### THE EXERCISE
Below are records that hold pictures; write out only the lines from their start through the line with "from bokeh.resources import INLINE", exactly, and drop the pictures.

BEGIN DATASET RECORDS

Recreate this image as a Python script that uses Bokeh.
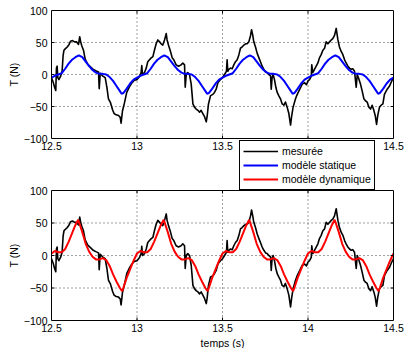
import math
from bokeh.plotting import figure
from bokeh.models import Range1d, Legend, LegendItem
from bokeh.core.properties import value
from bokeh.embed import file_html
from bokeh.resources import INLINE

FONT = "Liberation Sans"
FS = "10.5px"

x_ticks = [12.5, 13, 13.5, 14, 14.5]
x_tick_labels = ["12.5", "13", "13.5", "14", "14.5"]
y_ticks = [-100, -50, 0, 50, 100]
y_tick_labels = ["\u2212100", "\u221250", "0", "50", "100"]
y_title = "T (N)"
x_title = "temps (s)"

t_meas = [
    12.500, 12.510, 12.518, 12.525, 12.529, 12.533, 12.537, 12.543, 12.553, 12.562, 12.568, 12.573,
    12.580, 12.592, 12.603, 12.611, 12.623, 12.635, 12.646, 12.658, 12.665, 12.670, 12.677, 12.687,
    12.697, 12.712, 12.728, 12.744, 12.759, 12.775, 12.779, 12.785, 12.798, 12.814, 12.824, 12.833,
    12.845, 12.857, 12.866, 12.878, 12.892, 12.902, 12.907, 12.915, 12.927, 12.940, 12.954, 12.970,
    12.985,
    13.000, 13.015, 13.024, 13.028, 13.032, 13.044, 13.054, 13.063, 13.073, 13.083, 13.093, 13.102,
    13.112, 13.122, 13.132, 13.141, 13.151, 13.161, 13.171, 13.176, 13.184, 13.196, 13.206, 13.215,
    13.229, 13.243, 13.258, 13.268, 13.278, 13.282, 13.288, 13.297, 13.307, 13.317, 13.327, 13.336,
    13.346, 13.356, 13.366, 13.375, 13.385, 13.395, 13.405, 13.410, 13.418, 13.430, 13.444, 13.453,
    13.463, 13.473, 13.488,
    13.500, 13.512, 13.523, 13.527, 13.531, 13.537, 13.547, 13.557, 13.566, 13.576, 13.586, 13.596,
    13.605, 13.615, 13.625, 13.635, 13.644, 13.654, 13.664, 13.670, 13.677, 13.683, 13.693, 13.703,
    13.713, 13.722, 13.732, 13.742, 13.752, 13.761, 13.771, 13.781, 13.785, 13.790, 13.796, 13.804,
    13.812, 13.820, 13.829, 13.839, 13.849, 13.859, 13.868, 13.878, 13.888, 13.898, 13.904, 13.913,
    13.927, 13.937, 13.952, 13.966, 13.980, 13.991,
    14.000, 14.009, 14.019, 14.022, 14.028, 14.038, 14.048, 14.058, 14.067, 14.077, 14.087, 14.097,
    14.106, 14.116, 14.126, 14.136, 14.145, 14.155, 14.165, 14.171, 14.175, 14.184, 14.194, 14.204,
    14.214, 14.223, 14.233, 14.243, 14.253, 14.262, 14.272, 14.282, 14.288, 14.295, 14.307, 14.317,
    14.327, 14.336, 14.346, 14.356, 14.366, 14.375, 14.385, 14.393, 14.401, 14.408, 14.418, 14.428,
    14.438, 14.447, 14.463, 14.477, 14.490, 14.500,
]
v_meas = [
    -5, -12, -20, -25, 10, 13, -5, -8, -3, 5, 30, 38,
    40, 43, 47, 52, 53, 51, 51, 47, 59, 52, 45, 38,
    24, 16, 12, 8, 6, 4, -22, 2, -2, -5, -20, -38,
    -44, -55, -61, -63, -64, -67, -76, -57, -44, -28, -20, -13,
    -9,
    -8, -3, 3, 14, 0, 3, 10, 20, 23, 26, 28, 38,
    48, 54, 51, 48, 46, 54, 64, 54, 46, 36, 26, 23,
    15, 13, 15, 18, 15, -20, 0, 3, 0, -15, -46, -51,
    -54, -56, -59, -56, -61, -66, -74, -66, -46, -33, -31, -28,
    -23, -13, -8,
    -5, 0, 5, 23, 5, 8, 10, 9, 15, 20, 23, 31,
    41, 43, 46, 48, 48, 51, 61, 70, 61, 51, 43, 33,
    26, 20, 13, 8, 4, 3, 0, -2, -23, -5, 0, -8,
    -20, -28, -33, -38, -46, -48, -43, -51, -61, -79, -66, -51,
    -38, -31, -23, -15, -13, -16,
    -10, -8, -3, 15, 3, 8, 13, 18, 26, 31, 38, 41,
    51, 48, 51, 54, 56, 61, 72, 61, 54, 43, 36, 31,
    23, 18, 13, 10, 8, 9, 5, -20, 0, -5, -15, -26,
    -38, -41, -43, -51, -54, -48, -56, -64, -78, -64, -51, -48,
    -46, -31, -23, -18, -10, -5,
]

# static model (blue)
t_stat = [
    12.50, 12.52, 12.54, 12.56, 12.58, 12.60, 12.62, 12.64, 12.66, 12.68, 12.70, 12.72, 12.74,
    12.76, 12.78, 12.80, 12.82, 12.84, 12.86, 12.88, 12.90, 12.91, 12.92, 12.94, 12.96, 12.98,
    13.00, 13.02, 13.04, 13.06, 13.08, 13.10, 13.12, 13.14, 13.16, 13.18, 13.20, 13.22, 13.24,
    13.26, 13.28, 13.30, 13.32, 13.34, 13.36, 13.38, 13.40, 13.41, 13.42, 13.44, 13.46, 13.48,
    13.50, 13.52, 13.54, 13.56, 13.58, 13.60, 13.62, 13.64, 13.66, 13.68, 13.70, 13.72, 13.74,
    13.76, 13.78, 13.80, 13.82, 13.84, 13.86, 13.88, 13.90, 13.91, 13.92, 13.94, 13.96, 13.98,
    14.00, 14.02, 14.04, 14.06, 14.08, 14.10, 14.12, 14.14, 14.16, 14.18, 14.20, 14.22, 14.24,
    14.26, 14.28, 14.30, 14.32, 14.34, 14.36, 14.38, 14.40, 14.41, 14.42, 14.44, 14.46, 14.48,
    14.50,
]
v_stat = [
    -5, -2, 0, 2, 9, 17, 23, 27, 30, 27, 20, 13, 7,
    3, 1, 1, 0, -4, -10, -18, -26, -30, -29, -22, -14, -8,
    -5, -2, 0, 2, 9, 17, 23, 27, 30, 27, 20, 13, 7,
    3, 1, 1, 0, -4, -10, -18, -26, -30, -29, -22, -14, -8,
    -5, -2, 0, 2, 9, 17, 23, 27, 30, 27, 20, 13, 7,
    3, 1, 1, 0, -4, -10, -18, -26, -30, -29, -22, -14, -8,
    -5, -2, 0, 2, 9, 17, 23, 27, 30, 27, 20, 13, 7,
    3, 1, 1, 0, -4, -10, -18, -26, -30, -29, -22, -14, -8,
    -5,
]

# dynamic model (red)
t_dyn = [
    12.500, 12.520, 12.540, 12.560, 12.580, 12.600, 12.620, 12.640, 12.656, 12.670, 12.680, 12.700,
    12.720, 12.740, 12.760, 12.780, 12.800, 12.820, 12.840, 12.860, 12.880, 12.900, 12.913, 12.920,
    12.940, 12.960, 12.980,
    13.000, 13.020, 13.040, 13.060, 13.080, 13.100, 13.120, 13.140, 13.156, 13.170, 13.180, 13.200,
    13.220, 13.240, 13.260, 13.280, 13.300, 13.320, 13.340, 13.360, 13.380, 13.400, 13.413, 13.420,
    13.440, 13.460, 13.480,
    13.500, 13.520, 13.540, 13.560, 13.580, 13.600, 13.620, 13.640, 13.656, 13.670, 13.680, 13.700,
    13.720, 13.740, 13.760, 13.780, 13.800, 13.820, 13.840, 13.860, 13.880, 13.900, 13.913, 13.920,
    13.940, 13.960, 13.980,
    14.000, 14.020, 14.040, 14.060, 14.080, 14.100, 14.120, 14.140, 14.156, 14.170, 14.180, 14.200,
    14.220, 14.240, 14.260, 14.280, 14.300, 14.320, 14.340, 14.360, 14.380, 14.400, 14.413, 14.420,
    14.440, 14.460, 14.480, 14.500,
]
v_dyn = [
    3, 7, 5, 5, 10, 21, 34, 47, 55, 44, 36, 18,
    6, -2, -6, -6, -4, -7, -16, -29, -40, -50, -55, -50,
    -34, -21, -8,
    3, 7, 5, 5, 10, 21, 34, 47, 55, 44, 36, 18,
    6, -2, -6, -6, -4, -7, -16, -29, -40, -50, -55, -50,
    -34, -21, -8,
    3, 7, 5, 5, 10, 21, 34, 47, 55, 44, 36, 18,
    6, -2, -6, -6, -4, -7, -16, -29, -40, -50, -55, -50,
    -34, -21, -8,
    3, 7, 5, 5, 10, 21, 34, 47, 55, 44, 36, 18,
    6, -2, -6, -6, -4, -7, -16, -29, -40, -50, -55, -50,
    -34, -21, -8, 3,
]

legend_labels = ["mesurée", "modèle statique", "modèle dynamique"]
c_meas, c_stat, c_dyn = "#000000", "#0000ff", "#ff0000"

# ---- layout (pixels on the canvas) ----
W, H = 404, 348
PX_L, PX_R = 51, 393
PANELS = {"top": (10, 138), "default": (190, 320)}

xmin, xmax = x_ticks[0], x_ticks[-1]
ymin, ymax = y_ticks[0], y_ticks[-1]
sx = (PX_R - PX_L) / (xmax - xmin)
x_range = Range1d(xmin - PX_L / sx, xmax + (W - PX_R) / sx)


def yrange(top_px, bot_px):
    s = (bot_px - top_px) / (ymax - ymin)
    return Range1d(ymin - (H - bot_px) / s, ymax + top_px / s), s


yr_bot, s_bot = yrange(*PANELS["default"])
yr_top, s_top = yrange(*PANELS["top"])
scales = {"default": s_bot, "top": s_top}

p = figure(width=W, height=H, output_backend="svg", toolbar_location=None,
           x_range=x_range, y_range=yr_bot, x_axis_type=None, y_axis_type=None,
           min_border=0)
p.extra_y_ranges = {"top": yr_top}
p.outline_line_color = None
p.xgrid.visible = False
p.ygrid.visible = False

inner_x = x_ticks[1:-1]
inner_y = y_ticks[1:-1]
tick_px = 3


def panel_background(rn):
    p.segment(x0=inner_x, x1=inner_x, y0=[ymin] * len(inner_x), y1=[ymax] * len(inner_x),
              line_color="black", line_alpha=0.75, line_width=1, line_dash="1 3", y_range_name=rn)
    p.segment(x0=[xmin] * len(inner_y), x1=[xmax] * len(inner_y), y0=inner_y, y1=inner_y,
              line_color="black", line_alpha=0.75, line_width=1, line_dash="1 3", y_range_name=rn)


def panel_frame(rn, show_x_labels):
    s = scales[rn]
    p.quad(left=[xmin], right=[xmax], bottom=[ymin], top=[ymax], fill_color=None,
           line_color="black", line_width=1, y_range_name=rn)
    dx = tick_px / sx
    dy = tick_px / s
    # inward ticks
    p.segment(x0=inner_x, x1=inner_x, y0=[ymin] * 3, y1=[ymin + dy] * 3, line_color="black", y_range_name=rn)
    p.segment(x0=inner_x, x1=inner_x, y0=[ymax] * 3, y1=[ymax - dy] * 3, line_color="black", y_range_name=rn)
    p.segment(x0=[xmin] * 3, x1=[xmin + dx] * 3, y0=inner_y, y1=inner_y, line_color="black", y_range_name=rn)
    p.segment(x0=[xmax] * 3, x1=[xmax - dx] * 3, y0=inner_y, y1=inner_y, line_color="black", y_range_name=rn)
    # y tick labels
    p.text(x=[xmin] * len(y_ticks), y=y_ticks, text=y_tick_labels, x_offset=-4,
           text_align="right", text_baseline="middle", text_font=value(FONT),
           text_font_size=FS, text_color="black", y_range_name=rn)
    # y title
    p.text(x=[xmin], y=[(ymin + ymax) / 2], text=[y_title], x_offset=-38, angle=math.pi / 2,
           text_align="center", text_baseline="middle", text_font=value(FONT),
           text_font_size=FS, text_color="black", y_range_name=rn)
    if show_x_labels:
        p.text(x=x_ticks, y=[ymin] * len(x_ticks), text=x_tick_labels, y_offset=3,
               text_align="center", text_baseline="top", text_font=value(FONT),
               text_font_size=FS, text_color="black", y_range_name=rn)


# top panel
panel_background("top")
r_meas = p.line(t_meas, v_meas, line_color=c_meas, line_width=1.6, line_join="round", y_range_name="top")
r_stat = p.line(t_stat, v_stat, line_color=c_stat, line_width=2, y_range_name="top")
panel_frame("top", True)

# bottom panel
panel_background("default")
p.line(t_meas, v_meas, line_color=c_meas, line_width=1.6, line_join="round")
r_dyn = p.line(t_dyn, v_dyn, line_color=c_dyn, line_width=2)
panel_frame("default", True)
p.text(x=[(xmin + xmax) / 2], y=[ymin], text=[x_title], y_offset=16,
       text_align="center", text_baseline="top", text_font=value(FONT),
       text_font_size=FS, text_color="black")

# legend between the panels
leg_left, leg_top, leg_h = 239, 142, 48
legend = Legend(items=[LegendItem(label=legend_labels[0], renderers=[r_meas]),
                       LegendItem(label=legend_labels[1], renderers=[r_stat]),
                       LegendItem(label=legend_labels[2], renderers=[r_dyn])],
                location=(leg_left, H - leg_top - leg_h))
legend.border_line_color = "black"
legend.border_line_alpha = 1
legend.border_line_width = 1
legend.background_fill_color = "white"
legend.background_fill_alpha = 1
legend.label_text_font = FONT
legend.label_text_font_size = FS
legend.label_text_color = "black"
legend.label_text_baseline = "middle"
legend.glyph_width = 35
legend.glyph_height = 14
legend.label_height = 14
legend.label_standoff = 4
legend.spacing = 0
legend.padding = 3
legend.margin = 0
p.add_layout(legend)

open("out.html", "w").write(file_html(p, INLINE))
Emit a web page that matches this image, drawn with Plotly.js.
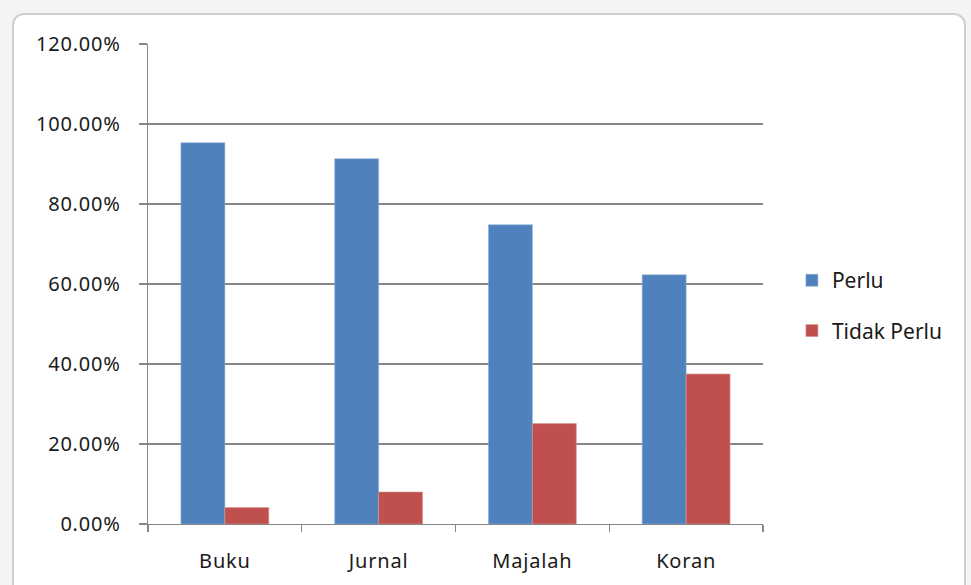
<!DOCTYPE html>
<html>
<head>
<meta charset="utf-8">
<script src="https://cdn.plot.ly/plotly-3.0.1.min.js"></script>
<style>
  html, body { margin: 0; padding: 0; background: #f4f4f4; overflow: hidden; }
  #frame { position: absolute; left: 12px; top: 13px; width: 950px; height: 620px;
           border: 2px solid #cfcfcf; border-radius: 12px; background: #fff; }
  #chart { position: absolute; left: 0; top: 0; width: 971px; height: 585px; }
  #chart .xtick text, #chart .ytick text { letter-spacing: 0.8px; }
</style>
</head>
<body>
<div id="frame"></div>
<div id="chart"></div>
<script>
const categories = ["Buku", "Jurnal", "Majalah", "Koran"];
const perlu = [0.953, 0.913, 0.748, 0.623];
const tidakPerlu = [0.041, 0.080, 0.251, 0.375];
const seriesNames = ["Perlu", "Tidak Perlu"];
const yTicks = [0, 0.2, 0.4, 0.6, 0.8, 1.0, 1.2];

const fam = "Noto Sans, Open Sans, sans-serif";
const font = { family: fam, size: 20, color: "#1a1a1a" };

const traces = [
  { type: "bar", name: seriesNames[0], legendgroup: "a", x: categories, y: perlu,
    marker: { color: "#4F81BD", line: { color: "#8fb0d8", width: 0.6 } } },
  { type: "bar", name: seriesNames[1], legendgroup: "b", x: categories, y: tidakPerlu,
    marker: { color: "#C0504D", line: { color: "#d89492", width: 0.6 } } }
];

const layout = {
  width: 971, height: 585,
  paper_bgcolor: "rgba(0,0,0,0)", plot_bgcolor: "rgba(0,0,0,0)",
  margin: { l: 148, r: 208, t: 44, b: 61 },
  barmode: "group", bargap: 0.4286, bargroupgap: 0,
  font: font,
  showlegend: true,
  legend: { x: 1.047, xanchor: "left", y: 0.455, yanchor: "middle",
            font: { family: fam, size: 21, color: "#1a1a1a" }, traceorder: "grouped",
            tracegroupgap: 20, itemwidth: 30, bgcolor: "rgba(0,0,0,0)" },
  xaxis: { type: "category", showgrid: false, showline: true, linecolor: "#868686", linewidth: 1.3,
           ticks: "outside", tickson: "boundaries", ticklen: 7, tickcolor: "#868686", tickwidth: 1.3,
           tickfont: font, ticklabelstandoff: 19 },
  yaxis: { range: [0, 1.2], tickvals: yTicks, tickformat: ".2%", showgrid: true, gridcolor: "#868686",
           gridwidth: 1.3, showline: true, linecolor: "#868686", linewidth: 1.3, zeroline: false,
           ticks: "outside", ticklen: 8, tickcolor: "#868686", tickwidth: 1.3,
           tickfont: font, ticklabelstandoff: 14 }
};

Plotly.newPlot("chart", traces, layout, { displayModeBar: false, staticPlot: true });
</script>
</body>
</html>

END DATASET RECORDS

### RESPONSE BELOW
Recreate this image as a Python script that uses Bokeh.
import math
from bokeh.plotting import figure
from bokeh.models import Range1d, Legend, LegendItem
from bokeh.core.properties import value
from bokeh.embed import file_html
from bokeh.resources import INLINE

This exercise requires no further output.